3人がようやく発売を迎えられたと話す本作は、「Bloodborne」のDLCの打ち上げの際、ディレクターの宮崎氏から寄せられたアイデアが元になっているという。発売に至るまでには紆余曲折あったそうだが、結果的に当初掲げていた“実在感と非実在感”というテーマについては一貫して取り組めたと、その手応えを語っていた。
その流れから、ゲームの概要をスライドを交えて紹介。本作の舞台となるのは、人里離れた古い寄宿学校。そこでは少年少女6人と年老いた校長先生がひっそりと暮らしているのだが、プレイヤーは誰にも見えない妖精として、止まった時の世界を探索していくことになる。
探索を経て得られるのは断片的な情報の数々。それらの情報を元に考察し、そこにある意味に気づいた時の喜びが特徴的なVRアドベンチャーとなっている。登場するアイテムに用意されたテキストから読み解いていくフロム・ソフトウェアならではのエッセンスもあり、それこそゲーム性が違ったとしても、その世界に入り込めるようになっているという。
具体的なゲームの内容に関しては、本作の宣伝を担当するSIE マーケティング部の橋本宏平氏が実際のプレイを披露しつつ、いくつかのポイントについて紹介していった。
本作では左右に持ったPS Moveコントローラでの操作が、ゲーム内における手の役割を果たすことになる。移動自体は実際に歩くような動作をするのではなく、予め設定されたポイントに瞬間的に移動するようになっているのだが、これはVRによる酔いを軽減することを意識したよう。

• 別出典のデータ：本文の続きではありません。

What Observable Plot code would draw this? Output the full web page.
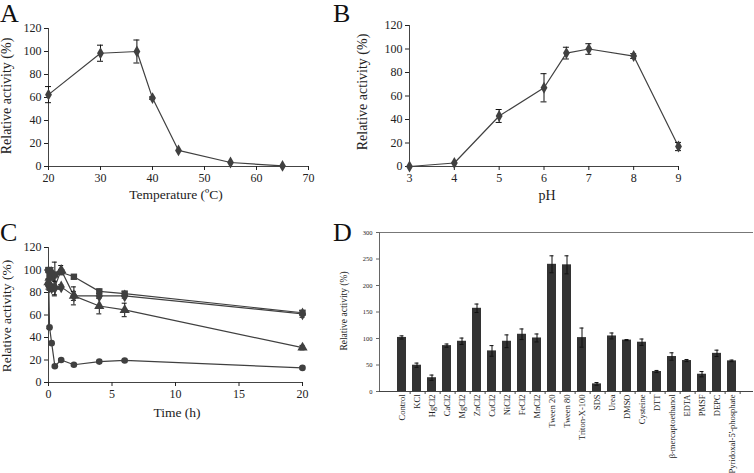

基本的なプレイの流れは、人も物も動かない世界の中で探索をしながら、子どもたちの思い出を反映した幻影と言霊を見つけ、それらの情報から手がかりを得ていく。また、覗き込んだり、しゃがんだりといったVR空間ならではの動作もあり、それらの視点からの気づきなども盛り込まれている。
先ほども触れた通り、ゲームを進めるためにはさまざまなアイテムから情報の断片を得ていくことになるのだが、アイテムから読み解けるテキストは全て宮崎氏が手がけており、過去の作品と比べても、宮崎氏ならではのテキストのクセは強めだという。また、VRならではの空気感の表現や、直接的に関与しないものにも語られはしないものの意味があるなど、画面上の情報量も多いゲームになっていそうだ。
その後は、イベントに参加したファンからの質問コーナーとなり、“フロム脳”を随所に見せる荒木さんに始まり、それぞれにポイントを付いたファンならではの質問が寄せられていく。その中では、VRということで開発規模そのものは小さくとも、遊びや世界観の構築に注力していく作り方のプロセスは変わっていないこと、今回はキャラクターの動きや表情が重要になることから、モーション・フェイシャルキャプチャにもこだわったことなど、制作のさらなるエピソードが語られることとなった。
ちなみに、海外でのレビューではさまざまな評価が寄せられていることにも触れた上で、北尾氏は本作について人を選ぶ作品だという見解も示す。ただ、試行錯誤しながら生み出された内容については“大好きなゲームになっている”と改めてアピールしていた。